News you can use

The Hi-Line gives to Operation: Christmas Child

Just before Thanksgiving, every year for the last five, maybe six, he said, George Alberda has backed a large box truck into the parking lot of the Community Alliance Church to load it with boxes that are filled with smaller boxes.

The smaller boxes, shoeboxes in Christmas wrapping, are crammed with things like toys, school supplies, hygiene products, notes of encouragement for poverty-stricken children all over the world.

The holiday season is here, and Operation Christmas Child volunteers like Alberda and his friend and volunteer-in-crime, Joe Braaksmi, were driving around the state picking up shoeboxes at collection points like the one in Havre. The shoeboxes, at the end of their travels, will be unwrapped and enjoyed in time for Christmas by children all over the world. Alberda said the two had future stops at collection centers in Glasgow, Sidney and Billings over the next two days.

Operation Christmas Child was started in 1990 by Samaritan's Purse, a Christian international relief and development organization, with the goal of bringing "joy and hope to needy children around the world through gift-filled shoe boxes and the Good News of God's love," a statement for the project says. The shoeboxes, which are packed according to specific age ranges, have gone to children in more than 130 countries, the project's website says.

National Collection Week for 2016 was Nov. 14-21.

Alberda said he had been volunteering to drive around and pick up boxes for the last 13 years. His family participates as well, he said. Their boxes were on a truck in Bozeman somewhere.

Alberda said he expected to have the truck full by the end of the "milk run," as he called the pick-up drive. Some years, the truck is fuller than others, he added.

The way Alberda sees it, he volunteers because he's following instructions.

"We're supposed to be like God, and God loves everybody and He says to be like Him, and so we love these kids, and because of His love, we love them," he said. "And therefore we do this."

Marit Ita is the project coordinator for the Havre collection point. She said Community Alliance Church has been a collection center, which is intended to make giving easier, for over 12 years.

The website for the project also makes it possible for people to buy and donate a shoebox without ever having to go to a collection point, or a store.

"Our church became involved when there was just enough people in the community to be a collection center. We're a collection center for the Hi-Line. The next closest one is Great Falls. They approached us to be a collection center," she said.

The Sunday evening before Monday's pickup, she was in the church sanctuary, along with other volunteers. One person was filling the big boxes and taping them shut. And once a box was filled with shoeboxes, it was moved by another volunteer to a room closer to the entrance, where it was stacked with other similar boxes.

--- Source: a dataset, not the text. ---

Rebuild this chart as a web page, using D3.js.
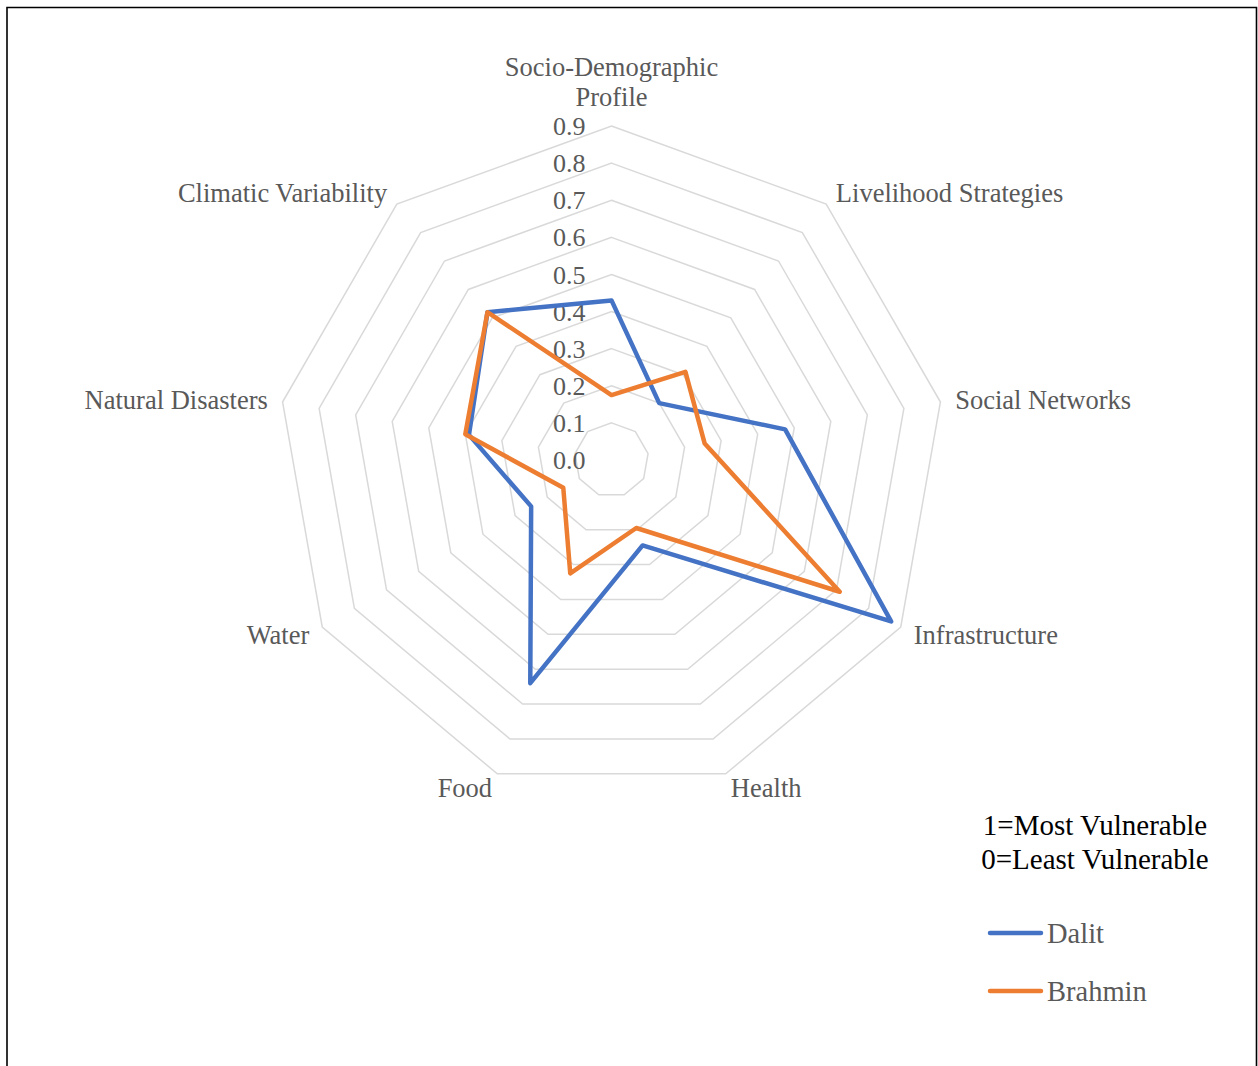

Ita said the number of donated shoeboxes has been increasing each year. Last year, people on the Hi-Line packed 427 boxes - people and churches from as far as

Malta and as south as Big Sandy, she said.

This year, Ita said Wednesday, 487 boxes had been donated by people of the Hi-Line, 50 more than last year.

For Ita, Operation Christmas Child is not just about coordinating the collection efforts. She said the Itas started packing after she saw an advertisement about it on TV. Afterward, they began doing the project with their young children.

"Obviously, there's all kinds of learning opportunities for them, first of all, to think about somebody else, but then to have the joy of picking a gift out for somebody," Ita said. "Especially if it's somebody their own age, because they can choose what age."

Ita's kids even wrote letters to some of the children around the world receiving the boxes, she said.

Julie Siemens was one of the volunteers. She was writing down the names of people who came in through the door to donate and giving them a sticker and a shirt.

Siemens said she has three little boys, and the project is a good way for them to learn about giving and the needs of others - her family also takes part.

"We went to Kmart and we got some hygiene products, we picked out a little toy, a stuffed animal, socks and shirts, some little toys the little boys will like, hopefully," Siemens said. "We stuffed it all into a box - it's very hard to get all that little stuff into a box."

The Siemenses have been taking part in the project for three years, she said. The fun part, she added, is tracking the shoebox online. Last year, she said, the shoebox went to South America.

Katie Housel walked in with her 10-year-old boy, Robert, to donate a shoebox. Among the things she packed in the box were a yoyo, a toothbrush and some small toys. She said this was the second year they've donated to Operation Christmas Child.

Robert was happy, he said, to partake.

"I'm glad that we're doing something," Robert said.